The examination body also said it has
expended N500m as Corporate Social Responsibility (CSR) in support of Nigerian
universities to increase their capacity to give admission to applicants every
year in the last five years.
The JAMB Registrar, Prof. Ishaq Oloyede,
who made the disclosure in Abeokuta, the Ogun State capital, at a public
lecture titled, “The Imperatives of JAMB in Tertiary Education in Nigeria”, as
part of activities to mark this year’s Gbagura Day, said, it has increased the
CSR to N750million this year.
He said, “Currently, over N50billion has
been recorded as surplus in the past five years. Over N29billion of this has been returned
directly to the CRF. About N11billion
disbursed on capital projects, Corporate Social Responsibility, savings (about
N6billion) and others in contrasts to about N52million that had been the cumulative
return of the previous 40 years.”
He berated those calling for an extension
of validity of results of Unified Tertiary Matriculation Examinations (UTME) of
candidates, saying those behind the calls are acting in ignorance.

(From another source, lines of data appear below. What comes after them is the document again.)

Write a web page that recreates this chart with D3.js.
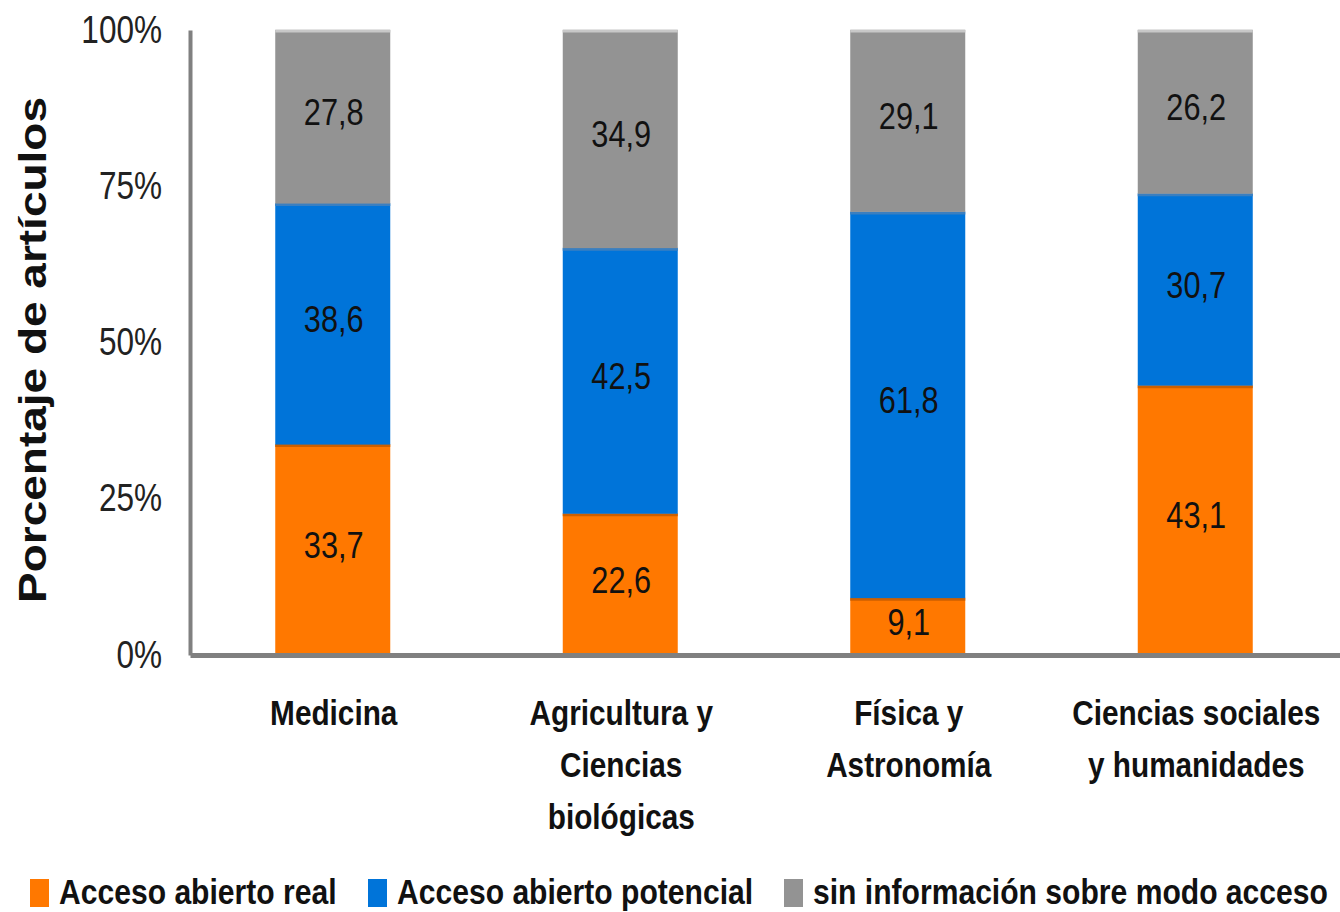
<!DOCTYPE html>
<html>
<head>
<meta charset="utf-8">
<script src="https://cdn.jsdelivr.net/npm/d3@7"></script>
<style>
  body { margin: 0; background: #fff; }
  text { font-family: "Liberation Sans", Arial, sans-serif; }
</style>
</head>
<body>
<script>
var svgWidth = 1340;
var svgHeight = 912;

var margin = { top: 30, right: 0, bottom: 257, left: 190 };

// the source picture is squeezed sideways, so text gets a horizontal squeeze too
var squeeze = 0.83;
var squeezeBold = 0.85;
var squeezeLegend = 0.86;

// categories (each label split into lines)
var categories = ["Medicina", "Agricultura y Ciencias biológicas", "Física y Astronomía", "Ciencias sociales y humanidades"];
var categoryLines = [
  ["Medicina"],
  ["Agricultura y", "Ciencias", "biológicas"],
  ["Física y", "Astronomía"],
  ["Ciencias sociales", "y humanidades"]
];

var seriesNames = ["Acceso abierto real", "Acceso abierto potencial", "sin información sobre modo acceso"];
var realValues = [33.7, 22.6, 9.1, 43.1];
var potencialValues = [38.6, 42.5, 61.8, 30.7];
var sinInfoValues = [27.8, 34.9, 29.1, 26.2];
var colors = ["#ff7800", "#0074d9", "#939393"];
var edgeColors = ["#cc5f00", "#3a7fc0", "#c8c8c8"];

var tickValues = [0, 0.25, 0.5, 0.75, 1];

var chartWidth = svgWidth - margin.left - margin.right;
var chartHeight = svgHeight - margin.top - margin.bottom;

var tableData = categories.map(function(c, i) {
  return { cat: c, s0: realValues[i], s1: potencialValues[i], s2: sinInfoValues[i] };
});

var stack = d3.stack()
  .keys(["s0", "s1", "s2"])
  .offset(d3.stackOffsetExpand);
var stacked = stack(tableData);

var svg = d3.select("body")
  .append("svg")
  .attr("width", svgWidth)
  .attr("height", svgHeight);

var chartGroup = svg.append("g")
  .attr("transform", `translate(${margin.left}, ${margin.top})`);

var xScale = d3.scaleBand()
  .domain(categories)
  .range([0, chartWidth])
  .paddingInner(0.6)
  .paddingOuter(0.3);

var yScale = d3.scaleLinear()
  .domain([0, 1])
  .range([chartHeight, 0]);

// bars
var layers = chartGroup.selectAll(".layer")
  .data(stacked)
  .enter()
  .append("g")
  .attr("class", "layer")
  .attr("fill", (d, i) => colors[i]);

layers.selectAll("rect")
  .data(d => d)
  .enter()
  .append("rect")
  .attr("x", d => xScale(d.data.cat) - 1)
  .attr("y", d => yScale(d[1]))
  .attr("width", xScale.bandwidth())
  .attr("height", d => yScale(d[0]) - yScale(d[1]));

// thin darker line on top of each segment
layers.each(function(layer, i) {
  d3.select(this).selectAll("line")
    .data(layer)
    .enter()
    .append("line")
    .attr("x1", d => xScale(d.data.cat) - 1)
    .attr("x2", d => xScale(d.data.cat) - 1 + xScale.bandwidth())
    .attr("y1", d => yScale(d[1]) + 1)
    .attr("y2", d => yScale(d[1]) + 1)
    .attr("stroke", edgeColors[i])
    .attr("stroke-width", 3);
});

// value labels
layers.each(function(layer, i) {
  d3.select(this).selectAll("text")
    .data(layer)
    .enter()
    .append("text")
    .attr("transform", d => `translate(${xScale(d.data.cat) + xScale.bandwidth() / 2}, ${(yScale(d[0]) + yScale(d[1])) / 2}) scale(${squeeze},1)`)
    .attr("dy", "0.22em")
    .attr("text-anchor", "middle")
    .attr("fill", "#111")
    .style("font-size", "37px")
    .text(d => d3.format(".1f")(d.data["s" + i]).replace(".", ","));
});

// y axis
var yAxis = d3.axisLeft(yScale)
  .tickValues(tickValues)
  .tickSize(0)
  .tickFormat(d3.format(".0%"));

var yAxisG = chartGroup.append("g").call(yAxis);
yAxisG.select(".domain").attr("stroke", "#808080").attr("stroke-width", 4);
yAxisG.selectAll("text")
  .attr("x", 0)
  .attr("transform", `translate(-28,0) scale(${squeeze},1)`)
  .style("font-size", "38px")
  .attr("fill", "#222");

// x axis
var xAxisG = chartGroup.append("g")
  .attr("transform", `translate(0, ${chartHeight})`)
  .call(d3.axisBottom(xScale).tickSize(0).tickFormat(""));
xAxisG.select(".domain").attr("stroke", "#808080").attr("stroke-width", 5);

// category labels
categories.forEach(function(c, i) {
  var t = chartGroup.append("text")
    .attr("transform", `translate(${xScale(c) + xScale.bandwidth() / 2}, ${chartHeight + 70}) scale(${squeezeBold},1)`)
    .attr("text-anchor", "middle")
    .attr("fill", "#111")
    .style("font-size", "35px")
    .style("font-weight", "bold");
  categoryLines[i].forEach(function(line, j) {
    t.append("tspan")
      .attr("x", 0)
      .attr("dy", j == 0 ? 0 : 52)
      .text(line);
  });
});

// y title
svg.append("text")
  .attr("transform", `translate(46, 350) scale(${squeezeBold},1) rotate(-90)`)
  .attr("text-anchor", "middle")
  .attr("fill", "#111")
  .style("font-size", "46px")
  .style("font-weight", "bold")
  .text("Porcentaje de artículos");

// legend
var legendX = [30, 368, 784];
var legend = svg.append("g");
seriesNames.forEach(function(name, i) {
  legend.append("rect")
    .attr("x", legendX[i])
    .attr("y", 879)
    .attr("width", 19)
    .attr("height", 28)
    .attr("fill", colors[i]);
  legend.append("text")
    .attr("transform", `translate(${legendX[i] + 29}, 904) scale(${squeezeLegend},1)`)
    .attr("fill", "#111")
    .style("font-size", "35px")
    .style("font-weight", "bold")
    .text(name);
});
</script>
</body>
</html>
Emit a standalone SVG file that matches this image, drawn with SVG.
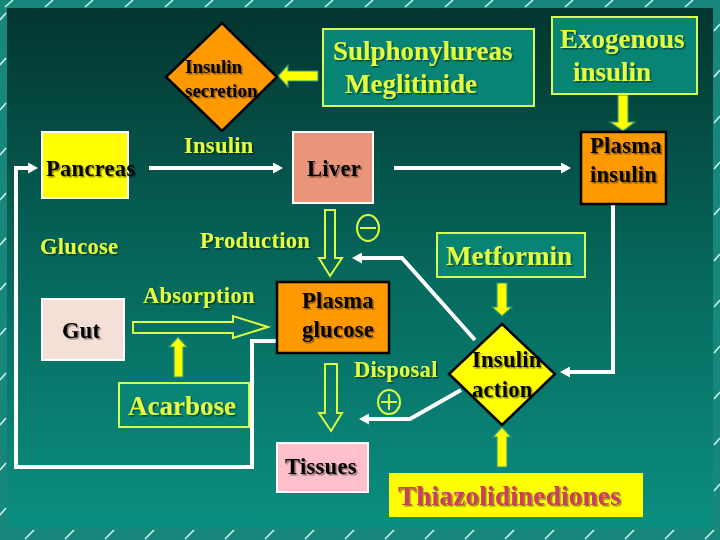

The JAMB registrar explained that score
that is good enough for a year may never be good enough for any subsequent year
with more brilliant candidates; owing to the limited carrying capacity,
stressing that increasing the validity period will further compound the huge
backlog of untreated admission requests and subscriptions to various
institutions in the country.
“In recent times, some people have agitated
for the retention of the results of the UTME for more than a year. But let us be clear on this. The validity of a purposeful examination as
the UTME cannot be extended beyond the purpose for which it has been
administered, thus the score of such an examination cannot be banked for future
use as done with Certification Test.
“Other reasons why UTME scores cannot be
banked and its validity could not be extended beyond a year include: each
year’s examination has different standard in terms of test difficulty and
comparability since a norm-referenced test is linked only to the test
population of a particular year.
“The psychometrics for comparability
demands a statistical procedure of linking and equating the mean, standard
deviation and rank order of performance scores to be approximately the same for
each validity year. This statistical factor
must be equated in each year’s performance for adjustment and defensibility to
the critical stakeholders on national combined selection; the purpose of the
UTME is to align it with the current Year 1 (100 level) syllabus of tertiary
institutions”.
“Change in syllabus may affect the validity
and reliability of scores for candidates for different years; if fresh school
leavers are to wait for all the earlier-school leavers to be admitted before
they (the fresh) are considered, then the fresh ones would be unduly deprived
even if they are more qualified than the earlier set”.
“The standard for each cohort is to take
the best available each year rather than rank on age of test; admission in a
given year depends on the carrying capacity of an institution and the
performance of candidates at the examination viz-a-viz their chosen courses and
programmes”.
Other parameters for admission such as
Merit, Catchment Area, Educationally Less Developed States (ELDS), state of
origin also play significant role”.
“A score that is good enough for a year may
never be good enough for any subsequent year with more brilliant
candidates;owing to the limited carrying capacity, increasing the validity
period will further compound the huge backlog of untreated admission requests
and subscriptions to various institutions.”
“Before the establishment of JAMB, the
admission of prospective students was done by each university on its own. It
was individualistic, chaotic and open to abuse as each institution set its own
admission requirements without recourse to any central and coordinating
statutory body”.
He said, “the establishment of JAMB has
ensured a unified standard for the conduct of matriculation examination,
harmonised entry requirements, ensured the placement of suitably qualified
candidates into the nation tertiary institutions and strict compliance to
admission guidelines”.
“If a central body for the assessment and
placement of qualified candidates to tertiary education institutions could be
desired when the nation had only thirteen universities, it should be more
desirable now than ever when we have more than nine hundred tertiary education
institutions”.
While institutions determine institutional
and programme cut-off marks and other Admission criteria in exercise of their
autonomy, regulatory agencies (NUC, NBTE and NCCE) decide the admission quota
for the institutions, the role of JAMB is to ensure that the set criteria are
adhered to along with the extant policies so that no qualified candidate will
be left behind.
“The existence of JAMB restraints tertiary
institutions, particularly, public tertiary ones, from arbitrariness in the
admission process. It also serves as
arbiter between the institutions and the candidates”.
“In order to protect the sanctity and
integrity of its UTME, the Board puts in place several measures to curb the
menace of examination malpractice, ensures active participation of stakeholders
through a number of standing committee set up to monitor the conduct of UTME”.